Reviewed by Scott A. Johnson
Starring John Landis, Griffin Dunne, David Naughton, Rick Baker, Jeny Agutter
Directed by Paul Davis
One of the true marks of just how groundbreaking your movie was is how well it stands the test of time. Almost invariably, filmmakers do not realize what they’ve made and have no idea it will become a “classic” or how it will influence lives. Many times those films we consider classics began as critical failures, enduring the brunt of reviewers that may just not have “gotten” it or found it too disturbing on one level or another. The ultimate tribute, however, among the tattoos and comic books and art work, is the documentary. For someone to take the time and make the effort to tell the story of how the film was made is a way for the fans in all of us to take a step forward and show appreciation. It’s been done with Halloween, Night of the Living Dead, and now with An American Werewolf in London in the new production Beware the Moon: Remembering An American Werewolf in London by Paul Davis.
The documentary is like many others in the sense that it visits the sets, talks with the actors, gets behind-the-scenes stories, yadda yadda yadda. How it differs, however, is the genuine passion that the filmmakers display toward the source material. From the twenty seconds shot in Windsor Park to the scene shot inside what horror fans know as “The Slaughtered Lamb” (which is actually named “The Black Swan”), it is obvious that these people hold reverence for what they consider to be one of the greatest films created.
While many documentaries contain the requisite cast members, often times the “biggies” are too busy to take part. Not so in this case. Included in the cast are not just stars David Naughton and Griffin Dunne but also director John Landis, make-up guru Rick Baker (who won an Oscar for his work in this film), and co-star Jenny Agutter. Also included in the documentary are interviews with producer George Fosley Jr., stuntman Vic Armstrong, and other key players in the production, bringing the total to more than twenty people who helped with the film. Everyone is represented from the higher-ups to the stars to one of the women seen in the porno theater.
Without giving too much away, the stories they tell about the production are enlightening and, in many cases, surprising. Listening to Landis and Folsey discuss how universally unliked AWIL was when it was first released is mind-boggling, especially given the film’s status today. Also, hearing from Griffin Dunne how apprehensive he was about the goriness of the prosthetic makeup he wore is quite funny. There are other stories from the shoot, both in front of and behind the cameras, that will keep audiences enthralled for the whole running time.
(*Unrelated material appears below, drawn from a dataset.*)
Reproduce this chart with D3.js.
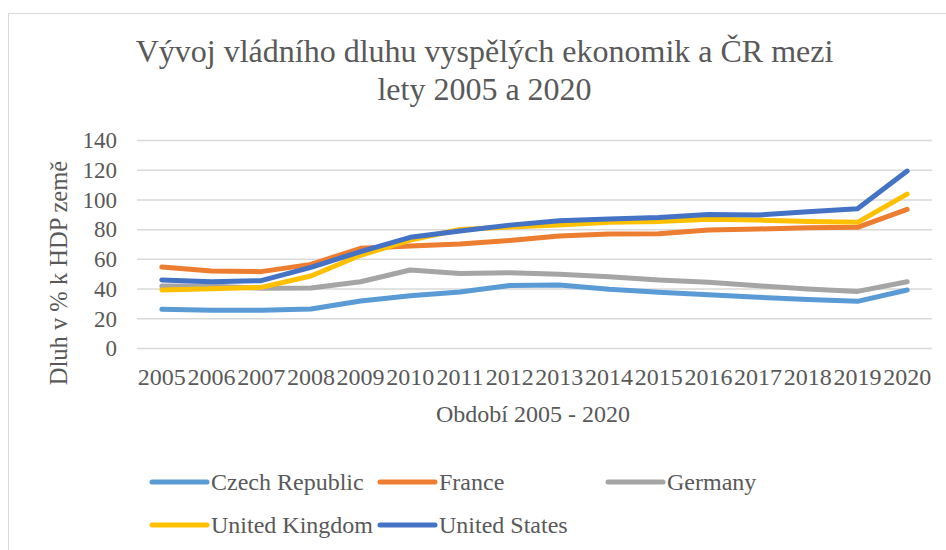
<!DOCTYPE html>
<html><head><meta charset="utf-8">
<script src="https://cdn.jsdelivr.net/npm/d3@7"></script>
<style>body{margin:0;background:#fff}svg{display:block}</style>
</head><body><svg id="c" width="946" height="550"></svg>
<script>
const years = ["2005","2006","2007","2008","2009","2010","2011","2012","2013","2014","2015","2016","2017","2018","2019","2020"];
const czech   = [26.0,25.4,25.4,26.2,31.6,35.2,37.7,42.1,42.4,39.5,37.5,35.9,34.1,32.7,31.4,39.0];
const france  = [54.5,51.8,51.4,56.3,67.1,68.6,70.0,72.4,75.4,76.7,76.9,79.4,80.1,81.0,81.2,93.3];
const germany = [41.7,41.7,40.2,40.4,44.6,52.5,50.2,50.7,49.6,48.0,45.8,44.2,41.9,39.7,38.1,44.6];
const uk      = [39.0,39.9,40.8,48.5,62.4,72.7,79.8,81.5,82.8,84.6,85.2,86.6,86.1,85.2,84.6,103.6];
const us      = [45.8,44.6,45.3,54.3,64.8,74.5,78.7,82.7,85.7,86.8,87.9,89.9,89.5,91.7,93.7,119.1];
const seriesNames = ["Czech Republic","France","Germany","United Kingdom","United States"];
const seriesColors = ["#5B9BD5","#ED7D31","#A5A5A5","#FFC000","#4472C4"];
const yTicks = [0,20,40,60,80,100,120,140];
const titleLines = ["Vývoj vládního dluhu vyspělých ekonomik a ČR mezi","lety 2005 a 2020"];
const xTitle = "Období 2005 - 2020";
const yTitle = "Dluh v % k HDP země";

const FONT = '"Liberation Serif","Times New Roman",serif';
const TXT = "#595959";
const svg = d3.select("#c");
svg.append("rect").attr("x",8.5).attr("y",13.5).attr("width",960).attr("height",560)
  .attr("fill","none").attr("stroke","#d9d9d9").attr("stroke-width",1);

const x = d3.scaleBand().domain(years).range([137,932]);
const y = d3.scaleLinear().domain([0,140]).range([348,140]);

function st(sel, size){ return sel.style("font-family",FONT).style("font-size",size+"px").attr("fill",TXT); }

// title
st(svg.append("g").selectAll("text").data(titleLines).join("text")
  .attr("x",484.5).attr("y",(d,i)=>62+i*38).attr("text-anchor","middle").text(d=>d), 32);

// grid + y axis
const ya = d3.axisLeft(y).tickValues(yTicks).tickSize(-(932-137)).tickPadding(20);
const gy = svg.append("g").attr("transform","translate(137,0)").call(ya);
gy.select(".domain").remove();
gy.selectAll(".tick line").attr("stroke","#d9d9d9").attr("stroke-width",1.5);
st(gy.selectAll(".tick text").attr("x",-20).attr("dy","0.34em"), 23);

// x axis
const xa = d3.axisBottom(x).tickSize(0).tickPadding(0);
const gx = svg.append("g").attr("transform","translate(0,348)").call(xa);
gx.select(".domain").remove();
st(gx.selectAll(".tick text").attr("y",37).attr("dy",0), 24);

// axis titles
st(svg.append("text").attr("x",533).attr("y",422).attr("text-anchor","middle").text(xTitle), 24);
st(svg.append("text").attr("transform","translate(67,273) rotate(-90)").attr("text-anchor","middle").text(yTitle), 24.5);

// lines
const all = [czech,france,germany,uk,us];
const line = d3.line().x((d,i)=>x(years[i])+x.bandwidth()/2).y(d=>y(d));
svg.append("g").selectAll("path").data(all).join("path")
  .attr("d",d=>line(d)).attr("fill","none").attr("stroke",(d,i)=>seriesColors[i])
  .attr("stroke-width",5).attr("stroke-linecap","round").attr("stroke-linejoin","round");

// legend
const lx = [152,380,608,152,380];
const ly = [482,482,482,525,525];
const lg = svg.append("g").selectAll("g").data(seriesNames).join("g")
  .attr("transform",(d,i)=>`translate(${lx[i]},${ly[i]})`);
lg.append("line").attr("x1",0).attr("x2",55).attr("y1",0).attr("y2",0)
  .attr("stroke",(d,i)=>seriesColors[i]).attr("stroke-width",5).attr("stroke-linecap","round");
st(lg.append("text").attr("x",59).attr("dy","0.34em").text(d=>d), 24);
</script></body></html>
Beware the Moon is, by far, one of the best documentaries about a movie created. Anyone who claims to be a fan, or even just have a passing “like” for AWIL, will find the documentary to be a fascinating look into what went into this movie, how much of a labor of love it became, and how it changed the careers of those involved. It is due to be released next year on the Blu-Ray edition of AWIL, which means many will have to either upgrade their systems or, at least, buy a new copy of the disc. While that may seem like a bad way to do it, believe me when I say it’s worth the cost and effort.